The list above doesn't even touch on the stealth campaigns, like those conservative emails which have said or implied that

  1. Harry Reid is related to a notorious outlaw named Remus Reid, when he isn't,
  2. Reid's office spun an elaborate set of lies to cover up his connection to this fictional relation, which it didn't,
  3. Al Gore somehow stole the peace prize from an old woman who helped Jews escape the Nazis, when she wasn't even eligible,
  4. Obama is a Muslim, when he isn't,
  5. John McCain had an out of wedlock black daughter, when he didn't (yes, they even lie about each other during elections),
  6. The EIA estimates there are 503 billion barrels of oil in the Bakken Formation, which it doesn't,
  7. The Obama administration is against Christmas, which it isn't,
  8. The Obama administration issued a stamp commemorating a Muslim holiday, when it was the Bush administration, and
  9. Offered us a whole list of lies about American Muslims in general.

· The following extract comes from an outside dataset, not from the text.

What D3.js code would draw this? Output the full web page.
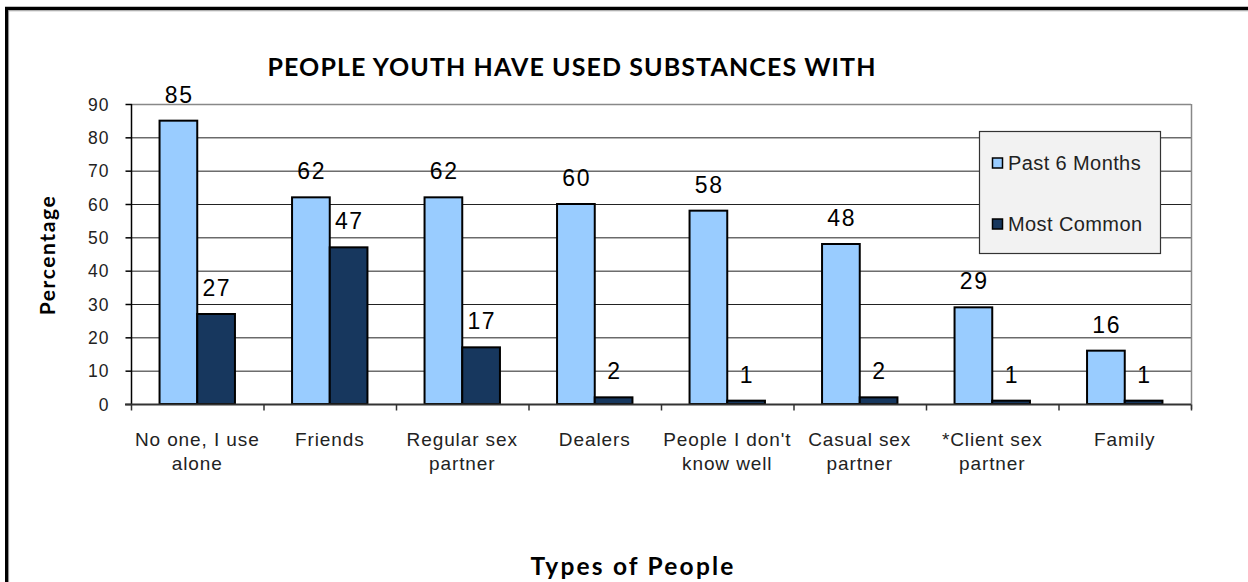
<!DOCTYPE html>
<html><head><meta charset="utf-8">
<script src="https://cdn.jsdelivr.net/npm/d3@7"></script>
<style>body{margin:0;background:#fff;}svg{display:block;}</style>
</head><body>
<svg id="c" width="1248" height="582"></svg>
<script>
const categories = [["No one, I use","alone"],["Friends"],["Regular sex","partner"],["Dealers"],["People I don't","know well"],["Casual sex","partner"],["*Client sex","partner"],["Family"]];
const seriesNames = ["Past 6 Months","Most Common"];
const past6 = [85,62,62,60,58,48,29,16];
const mostCommon = [27,47,17,2,1,2,1,1];
const yTicks = [0,10,20,30,40,50,60,70,80,90];
const colors = ["#99CCFF","#17375E"];

const svg = d3.select("#c");
const ARIAL = "Liberation Sans, Arial, sans-serif";
const CAL = "Lato, 'Open Sans', sans-serif";
// frame
svg.append("rect").attr("x",0).attr("y",0).attr("width",1248).attr("height",582).attr("fill","#fff");
svg.append("line").attr("x1",5).attr("x2",1248).attr("y1",8.5).attr("y2",8.5).attr("stroke","#000").attr("stroke-width",3.5);
svg.append("line").attr("x1",5).attr("x2",1248).attr("y1",10.8).attr("y2",10.8).attr("stroke","#aaa").attr("stroke-width",1);
svg.append("line").attr("x1",6.5).attr("x2",6.5).attr("y1",7).attr("y2",582).attr("stroke","#000").attr("stroke-width",3);
svg.append("line").attr("x1",8.6).attr("x2",8.6).attr("y1",10).attr("y2",582).attr("stroke","#888").attr("stroke-width",1);

const L=131, R=1191, T=104, B=404;
const x = d3.scaleBand().domain(d3.range(categories.length)).range([L,R]).paddingInner(0).paddingOuter(0);
const y = d3.scaleLinear().domain([0,90]).range([B,T]);
const barW = 37.7;

// gridlines
svg.append("g").selectAll("line").data(yTicks.filter(t=>t>0&&t<90)).join("line")
  .attr("x1",L).attr("x2",R).attr("y1",d=>y(d)+0.5).attr("y2",d=>y(d)+0.5).attr("stroke","#222").attr("stroke-width",1);
// plot border top/right gray
svg.append("line").attr("x1",L).attr("x2",R).attr("y1",T+0.5).attr("y2",T+0.5).attr("stroke","#888").attr("stroke-width",1.5);
svg.append("line").attr("x1",R+0.5).attr("x2",R+0.5).attr("y1",T).attr("y2",B+5).attr("stroke","#888").attr("stroke-width",1.5);

// bars
const groups = svg.append("g").selectAll("g").data(categories.map((c,i)=>i)).join("g");
[past6, mostCommon].forEach((vals,si)=>{
  groups.append("rect")
    .attr("x",i=>x(i)+x.bandwidth()/2 - barW + si*barW)
    .attr("y",i=>y(vals[i]))
    .attr("width",barW)
    .attr("height",i=>B-y(vals[i]))
    .attr("fill",colors[si]).attr("stroke","#000").attr("stroke-width",2);
  groups.append("text")
    .attr("x",i=>x(i)+x.bandwidth()/2 - barW/2 + si*barW + 0.75)
    .attr("y",i=>y(vals[i])-18)
    .attr("text-anchor","middle")
    .attr("font-family",ARIAL).attr("font-size",23).attr("letter-spacing",1.5).attr("fill","#000")
    .text(i=>vals[i]);
});

// y axis
const yAxis = d3.axisLeft(y).tickValues(yTicks).tickSize(6).tickPadding(16);
const gy = svg.append("g").attr("transform",`translate(${L+0.5},0)`).call(yAxis);
gy.select(".domain").attr("stroke","#000").attr("stroke-width",1.5).attr("d",`M0,${T}V${B}`);
gy.selectAll(".tick line").attr("stroke","#000").attr("stroke-width",1.5);
gy.selectAll(".tick text").attr("font-family",ARIAL).attr("font-size",17.5).attr("letter-spacing",1).attr("fill","#222").attr("dy","0.36em");

// x axis
const gx = svg.append("g").attr("transform",`translate(0,${B+0.5})`);
gx.append("line").attr("x1",L-6).attr("x2",R).attr("y1",0).attr("y2",0).attr("stroke","#333").attr("stroke-width",2);
const bounds = d3.range(categories.length+1).map(i=> i<categories.length ? x(i) : R);
gx.selectAll("line.t").data(bounds).join("line").attr("class","t")
  .attr("x1",d=>d+0.5).attr("x2",d=>d+0.5).attr("y1",0).attr("y2",6).attr("stroke","#333").attr("stroke-width",1.5);
const lbl = gx.selectAll("text").data(categories).join("text")
  .attr("text-anchor","middle")
  .attr("font-family",ARIAL).attr("font-size",19).attr("letter-spacing",0.9).attr("fill","#222");
lbl.each(function(c,i){
  const t=d3.select(this);
  c.forEach((line,k)=>t.append("tspan").attr("x",x(i)+x.bandwidth()/2).attr("y",41+k*24.5).text(line));
});

// titles
svg.append("text").attr("x",572).attr("y",76).attr("text-anchor","middle")
  .attr("font-family",CAL).attr("font-weight",700).attr("font-size",25).attr("letter-spacing",1.1).attr("fill","#000")
  .text("PEOPLE YOUTH HAVE USED SUBSTANCES WITH");
svg.append("text").attr("transform","translate(55,255) rotate(-90)").attr("text-anchor","middle")
  .attr("font-family",CAL).attr("font-weight",700).attr("font-size",21).attr("letter-spacing",1.6).attr("fill","#000")
  .text("Percentage");
svg.append("text").attr("x",633).attr("y",575).attr("text-anchor","middle")
  .attr("font-family",CAL).attr("font-weight",700).attr("font-size",24.5).attr("letter-spacing",2.2).attr("fill","#000")
  .text("Types of People");

// legend
const lg = svg.append("g");
lg.append("rect").attr("x",979.5).attr("y",131.5).attr("width",181).attr("height",122).attr("fill","#f2f2f2").attr("stroke","#333").attr("stroke-width",1.2);
seriesNames.forEach((n,i)=>{
  const yy = 163 + i*61;
  lg.append("rect").attr("x",992.5).attr("y",yy-5).attr("width",10).attr("height",10).attr("fill",colors[i]).attr("stroke","#000").attr("stroke-width",1.5);
  lg.append("text").attr("x",1008).attr("y",yy+7).attr("font-family",ARIAL).attr("font-size",20).attr("letter-spacing",0.4).attr("fill","#222").text(n);
});
</script>
</body></html>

I could go on for some time, as readers of this blog will testify.

You can see the same conservative influences on the Democratic side of the aisle, when Bart Stupak tells people that:

  1. The health care bill will mandate public funds for abortions, when it clearly does the opposite, and
  2. His amendment would merely put a stop to this, when it would actually make it nearly impossible for any but very wealthy women to exercise their right to choice.

His loyalty, in this case, isn't to his party, but to the Catholic Church—but it's still a case of loyalty winning out over truth.

It's still a case, as it is with Liz Cheney's ad, of being willing to lie if it helps the team—of feeling no shame about misleading your fellow citizens if its done for a "good" cause.

This is a temptation we all face sooner or later.

But it reminds me of a story:

When I was writing my Ph.D. dissertation I became embroiled in a department conflict.

Because of an academic disagreement, one of the professors on my graduate committee was determined to block all of my mentor's students from graduation.

Word had gotten out that I was his next target, and that he was already determined to get my dissertation, which he had not yet seen one word of, rejected.

I remember one day, sitting in my mentor's office as we carefully put together a strategy for getting my dissertation past the departmental political issues.

My mentor, a man of great spiritual character, was working out how we would phrase a particular request about a very small issue, when he suddenly stopped, gazed off into space, and mumbled to himself,

"Would that be true?"

He thought about it, decided that the phrasing was honest, and we continued our discussion.

He probably never knew I noticed that comment, but it made a lasting impression on me.

In the midst of a political battle with an unreasonable man, working for a cause that he absolutely believed in, he was unwilling to lie, even to his opponent.

Cheney, conservatives in general, and, indeed, all of us could learn from people like him.

At least, that's what I think today.